Prince has been awarded $180,000 over three years to advance her research into First Nations community-based palliative care education and programs, including funds to promote travel for research and scholarly networking and knowledge dissemination.
“I am extremely excited to have been awarded this honour and to become part of the new doctoral cohort in the Trudeau Foundation scholarly community,” said Prince.
“I feel both humbled and extremely responsible in my role as an Indigenous scholar, to see my own doctoral work as improving the conditions for academic research with Indigenous communities or bringing research back to life or positive repute in communities.”
“The Pierre Elliott Trudeau Foundation (PETF) encourages research that strives to make societal change through academia,” Prince said.
“Being part of such an accomplished and influential academic community will offer great opportunities to move Canadian institutions, like healthcare and education, forward in prioritizing Indigenous peoples, communities and our knowledge systems in research. I look forward to inquiring with fellow PETF scholars and mentors as to how academia can respectfully recognize the importance of Indigenous perspectives in the pursuit of knowledge and ideas.”

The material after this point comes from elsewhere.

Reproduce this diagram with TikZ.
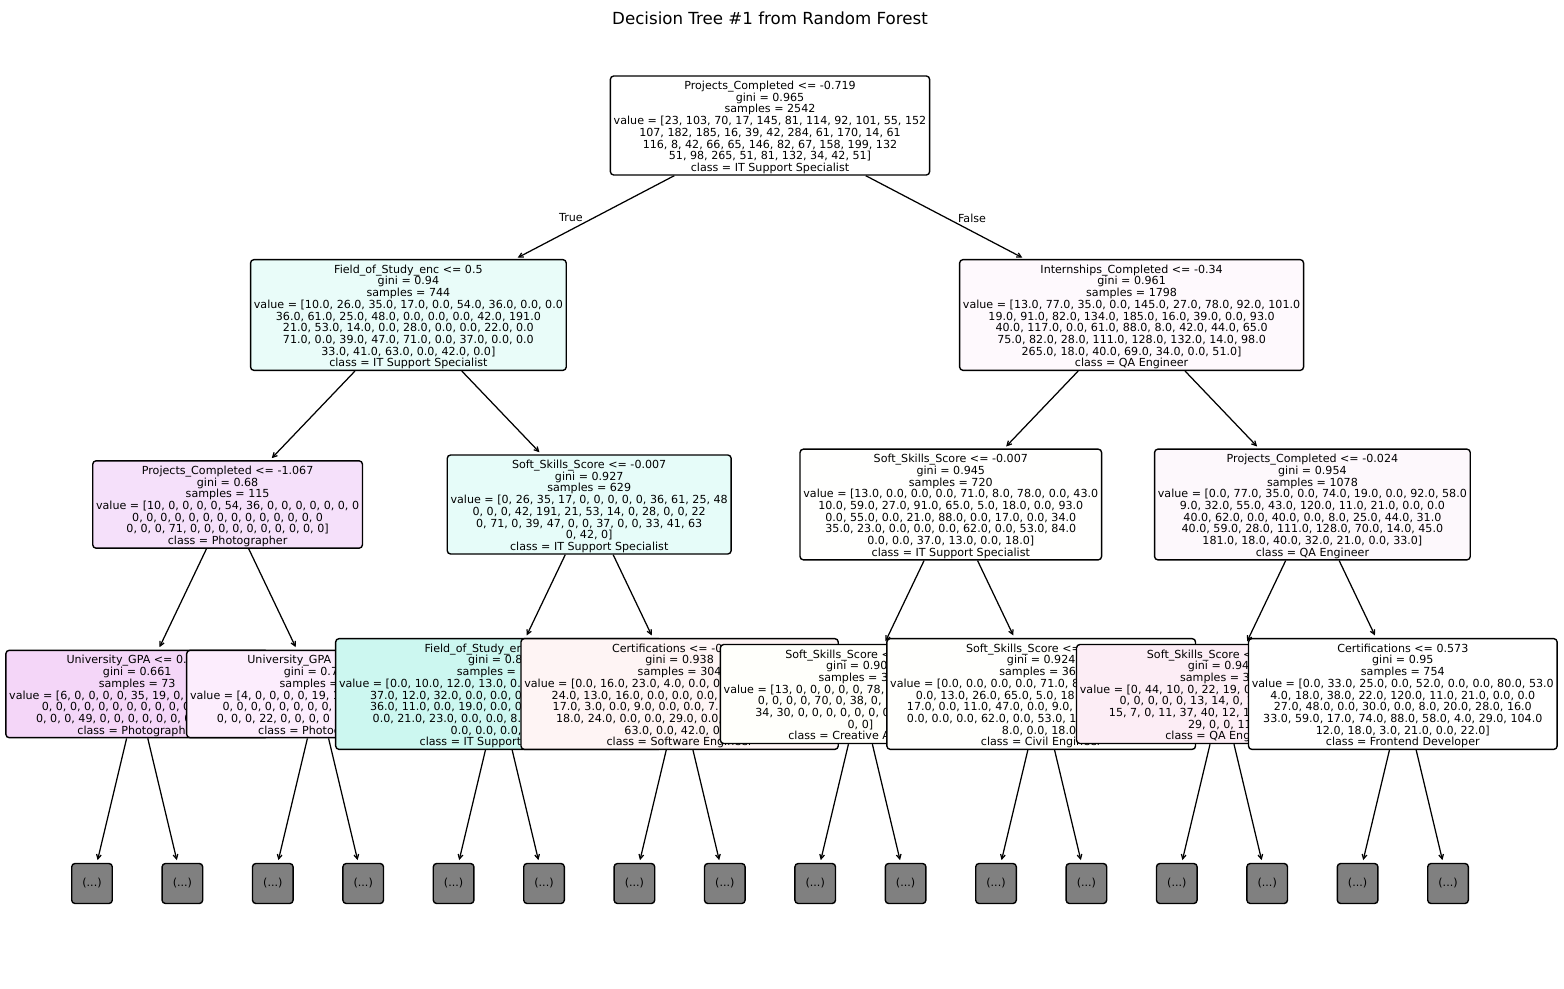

Even though Prince’s research is specifically situated in palliative care education in Indigenous communities, she said this kind of work is relevant for all research in Canada, given the “longstanding broken relationships between Indigenous communities and universities and an ongoing inadequate acknowledgement of the value of Indigenous knowledge systems and community-based control.”
The Trudeau Foundation receives nominations from top PhD candidates in the Social Sciences and Humanities fields from universities across Canada and internationally. About 300 exceptional PhD students are nominated by their home universities, but only 20 in total are chosen after a grueling application process, including flying to Montreal for personal and group interviews.
This is the first time Lakehead University has nominated a graduate student for the PETF scholarship.
“For Holly to be awarded the renowned Pierre Elliott Trudeau Foundation Doctoral Scholarship is a phenomenal achievement and a testament to the outstanding quality of her scholarship,” said Dr. Korteweg, Prince’s supervisor.
“It is also a tribute to the pressing need for more Indigenous research by Indigenous scholars and with Indigenous communities. I couldn’t be prouder of Holly and for the national recognition of her Indigenous scholarship,” Dr. Korteweg added.
“For Holly to receive the prestigious Pierre Elliott Trudeau Foundation Doctoral Scholarship is a wonderful personal achievement and a tribute to her scholarship,” said Dr. Wayne Melville, Acting Dean of Lakehead University’s Faculty of Education.
“As a Faculty we wish her all the best as she pursues her vital research into First Nations community-based palliative care education programs. The award is also a testament to the quality of the Joint PhD in Educational Studies Program here at Lakehead, and the commitment of our faculty members to nurturing the next generation of researchers,” he added.